Yes, there are those who have dismissed Bushnell as misguided and confused. How could he end his life as a protest against something that doesn’t even exist? Aaron should’ve waited until a legal finding had been handed down by a court, saying that Israel is engaging in genocide. Then, he could have self-immolated in order to stop it. Is that how it goes: that protest is there to stop what is already being stopped and until it is stopped by someone else, we don’t need to stop it?
Point is, if there is evidence of a genocide in Palestine, Aaron Bushnell left indications that it’s not simply the Israeli defence force that is doing it.
The sound bites are many in lauding Aaron’s character:
- he was the most principled comrade they’d ever known;
- he was the gentlest, kindest person;
- it’s just very difficult to understand, to fathom that this happened, ’cause there wasn’t any hint towards something like this happening;
- people are honouring him, mourning the loss of someone who was so dedicated to his values: this 25-year-old who had the whole world ahead of him, who decided instead to cut that short for this purpose greater than himself.

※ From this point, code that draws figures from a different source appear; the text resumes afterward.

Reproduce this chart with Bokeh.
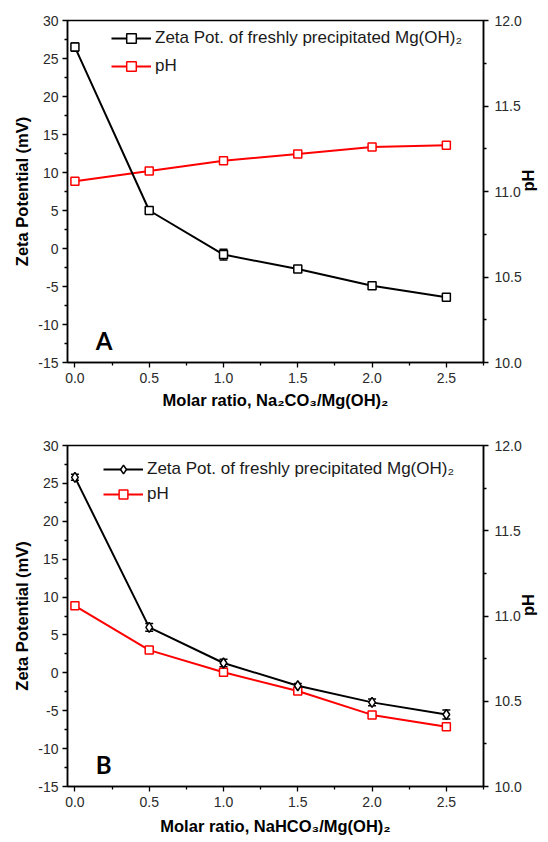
import math
from bokeh.plotting import figure
from bokeh.models import (ColumnDataSource, LinearAxis, Range1d, Whisker, TeeHead,
                          Legend, LegendItem, Label, FixedTicker)
from bokeh.layouts import column
from bokeh.embed import file_html
from bokeh.resources import INLINE

# ---------------- data ----------------
molar_ratio = [0.0, 0.5, 1.0, 1.5, 2.0, 2.5]

zeta_a = [26.5, 5.0, -0.8, -2.7, -4.9, -6.4]
zeta_a_err = [0.55, 0.25, 0.7, 0.3, 0.3, 0.15]
ph_a = [11.06, 11.12, 11.18, 11.22, 11.26, 11.27]

zeta_b = [25.8, 6.0, 1.3, -1.7, -3.9, -5.5]
zeta_b_err = [0.4, 0.5, 0.5, 0.3, 0.45, 0.6]
ph_b = [11.06, 10.80, 10.67, 10.56, 10.42, 10.35]

x_ticks = [0.0, 0.5, 1.0, 1.5, 2.0, 2.5]
x_tick_labels = ["0.0", "0.5", "1.0", "1.5", "2.0", "2.5"]
zeta_ticks = [-15, -10, -5, 0, 5, 10, 15, 20, 25, 30]
zeta_tick_labels = ["-15", "-10", "-5", "0", "5", "10", "15", "20", "25", "30"]
ph_ticks = [10.0, 10.5, 11.0, 11.5, 12.0]
ph_tick_labels = ["10.0", "10.5", "11.0", "11.5", "12.0"]

zeta_label = "Zeta Pot. of freshly precipitated Mg(OH)\u2082"
ph_label = "pH"
x_label_a = "Molar ratio, Na\u2082CO\u2083/Mg(OH)\u2082"
x_label_b = "Molar ratio, NaHCO\u2083/Mg(OH)\u2082"

FONT = "Liberation Sans"
W = 548


def style_axis(ax, ticks, labels, minor):
    ax.ticker = FixedTicker(ticks=ticks, minor_ticks=minor)
    ax.major_label_overrides = {t: l for t, l in zip(ticks, labels)}
    ax.major_label_text_font = FONT
    ax.major_label_text_font_size = "14px"
    ax.major_label_text_color = "#2a2a2a"
    ax.axis_label_text_font = FONT
    ax.axis_label_text_font_size = "16.5px"
    ax.axis_label_text_font_style = "bold"
    ax.axis_label_text_color = "black"
    ax.axis_line_color = "black"
    ax.axis_line_width = 1.5
    ax.major_tick_line_color = "black"
    ax.major_tick_line_width = 1.3
    ax.minor_tick_line_color = "black"
    ax.minor_tick_line_width = 1.3
    ax.major_tick_in = 0
    ax.major_tick_out = 5
    ax.minor_tick_in = 0
    ax.minor_tick_out = 3


def make_panel(zeta, zeta_err, ph, marker, x_label, letter, height,
               border_top, border_bottom, border_left, border_right,
               legend_loc, legend_glyph_h, legend_spacing, letter_y, xlabel_standoff):
    p = figure(width=W, height=height, output_backend="svg", toolbar_location=None,
               x_range=Range1d(-0.05, 2.75), y_range=Range1d(-15, 30),
               min_border_top=border_top, min_border_bottom=border_bottom,
               min_border_left=border_left, min_border_right=border_right)
    p.extra_y_ranges = {"ph": Range1d(10, 12)}
    p.xgrid.visible = False
    p.ygrid.visible = False
    p.outline_line_color = "black"
    p.outline_line_width = 1.5
    p.background_fill_color = "white"
    p.border_fill_color = "white"

    minor_x = [0.25, 0.75, 1.25, 1.75, 2.25, 2.75]
    minor_zeta = [-12.5, -7.5, -2.5, 2.5, 7.5, 12.5, 17.5, 22.5, 27.5]
    minor_ph = [10.25, 10.75, 11.25, 11.75]

    style_axis(p.xaxis[0], x_ticks, x_tick_labels, minor_x)
    p.xaxis[0].axis_label = x_label
    p.xaxis[0].major_label_standoff = 5
    p.xaxis[0].axis_label_standoff = xlabel_standoff

    style_axis(p.yaxis[0], zeta_ticks, zeta_tick_labels, minor_zeta)
    p.yaxis[0].axis_label = "Zeta Potential (mV)"
    p.yaxis[0].major_label_standoff = 4
    p.yaxis[0].axis_label_standoff = 4

    ax_r = LinearAxis(y_range_name="ph", axis_label="pH")
    style_axis(ax_r, ph_ticks, ph_tick_labels, minor_ph)
    ax_r.major_label_standoff = 6
    ax_r.axis_label_standoff = 3
    if "axis_label_orientation" in ax_r.properties():
        # read bottom-to-top, like the left-hand axis title
        ax_r.axis_label_orientation = math.pi / 2
    p.add_layout(ax_r, "right")

    src = ColumnDataSource(dict(
        x=molar_ratio, zeta=zeta, ph=ph,
        upper=[z + e for z, e in zip(zeta, zeta_err)],
        lower=[z - e for z, e in zip(zeta, zeta_err)],
    ))

    ph_line = p.line("x", "ph", source=src, y_range_name="ph",
                     line_color="#ff0000", line_width=2)
    ph_pts = p.scatter("x", "ph", source=src, y_range_name="ph", marker="square",
                       size=8, line_color="#ff0000", line_width=1.5,
                       fill_color="white")

    z_line = p.line("x", "zeta", source=src, line_color="black", line_width=2)
    z_pts = p.scatter("x", "zeta", source=src, marker=marker,
                      size=8 if marker == "square" else 10,
                      line_color="black", line_width=1.5, fill_color="white")

    wh = Whisker(source=src, base="x", upper="upper", lower="lower",
                 line_color="black", line_width=1.5,
                 upper_head=TeeHead(size=8, line_color="black", line_width=1.5),
                 lower_head=TeeHead(size=8, line_color="black", line_width=1.5))
    p.add_layout(wh)

    legend = Legend(items=[LegendItem(label=zeta_label, renderers=[z_line, z_pts]),
                           LegendItem(label=ph_label, renderers=[ph_line, ph_pts])],
                    location=legend_loc, margin=0, padding=0,
                    glyph_width=40, glyph_height=legend_glyph_h,
                    label_height=legend_glyph_h, spacing=legend_spacing,
                    label_standoff=4,
                    label_text_font=FONT, label_text_font_size="17px",
                    label_text_color="#1a1a1a",
                    border_line_alpha=0, background_fill_alpha=0)
    p.add_layout(legend)

    p.add_layout(Label(x=0.14, y=letter_y, text=letter, text_font="Lato",
                       text_font_size="24px", text_font_style="bold",
                       text_color="black", text_baseline="alphabetic"))
    return p


pA = make_panel(zeta_a, zeta_a_err, ph_a, "square", x_label_a, "A", 420,
                20, 58, 64, 63, (44, 284), 24, 4, -12.1, 5)
pB = make_panel(zeta_b, zeta_b_err, ph_b, "diamond", x_label_b, "B", 422,
                25, 56, 67, 60, (36, 281), 22, 3, -12.1, 7)

layout = column(pA, pB, spacing=0)
open("out.html", "w").write(file_html(layout, INLINE))
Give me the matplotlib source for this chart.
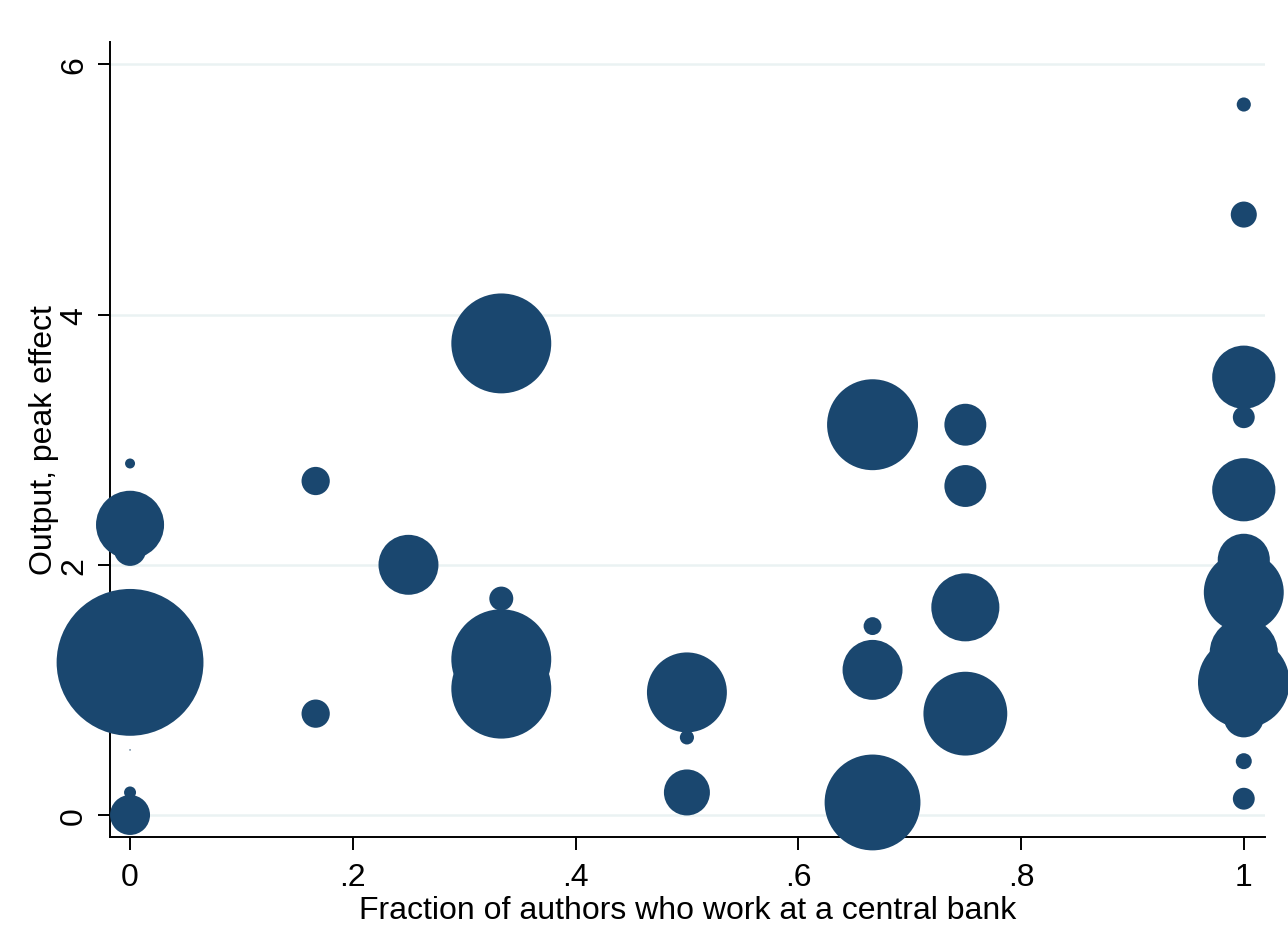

Watch it; watch the video and see if it will change your mind. Should you now think it was in vain, see whether watching him burn makes you want to free Palestine as well. And, should you believe Palestine ought to be freed, then watch it and see whether you think he wasted his time, life and effort.
What is it that Aaron hoped to achieve with his act? Was it a stunt? An act of martyrdom? Or simply something he needed to do … was he really carrying the knowledge he said he had? Is it indeed more than just IDF forces who are in the tunnels of Gaza? My mind turns to Jürgen Conings, a Belgian soldier who went AWOL during the pandemic and whose cadaver was found, after a large-scale manhunt, a whole 250 yards from where his car had been parked, the gunshot wounds to his body being self-inflicted. It all reinforces the notion that, if you know something you cannot bear to know, self-destruction is the only way out. After all, we’ve seen what happens to the likes of Julian Assange and Edward Snowden. I had a houseguest for six months who’d been chased away from the other side of the world for knowing too much, in a hail of bullets no less. And that was just money-laundering. Whether Bushnell will change anything in Palestine and whether his death will change anything in the US policy towards Israel, are matters for your own and others’ judgment. Nothing I say will alter that.
What if he had done this because his girlfriend wouldn’t marry him? Would that make him crazy? What if he did it because he had an incurable disease and decided that this would give his life some purpose, at least? And would that have rendered him less crazy than unrequited love?
Ultimately, what Aaron wanted to achieve will not affect the effect his act has had, and will have, on us as individuals. He is dead. If he conveyed any message to you at all, now is the time for you to convey it to others, for he can no longer do so, whatever it is that you think he meant. His future is no longer in his hands. It’s in ours.
I hope to God that the 24,000 people who have died in Gaza will not have died in vain. I hope there will be no more of them. I hope the Israelis who have died as a result of these acts will likewise not have died in vain. And, finally, I hope Aaron Bushnell will not have died in vain. Whether he did or not lies in large part in the wrung hands of those who mourn his loss: either they will convey the message further, or they will let it, too, die, as did Aaron.
It is in all respects a matter of life and death. So, go on, then: why did he do it?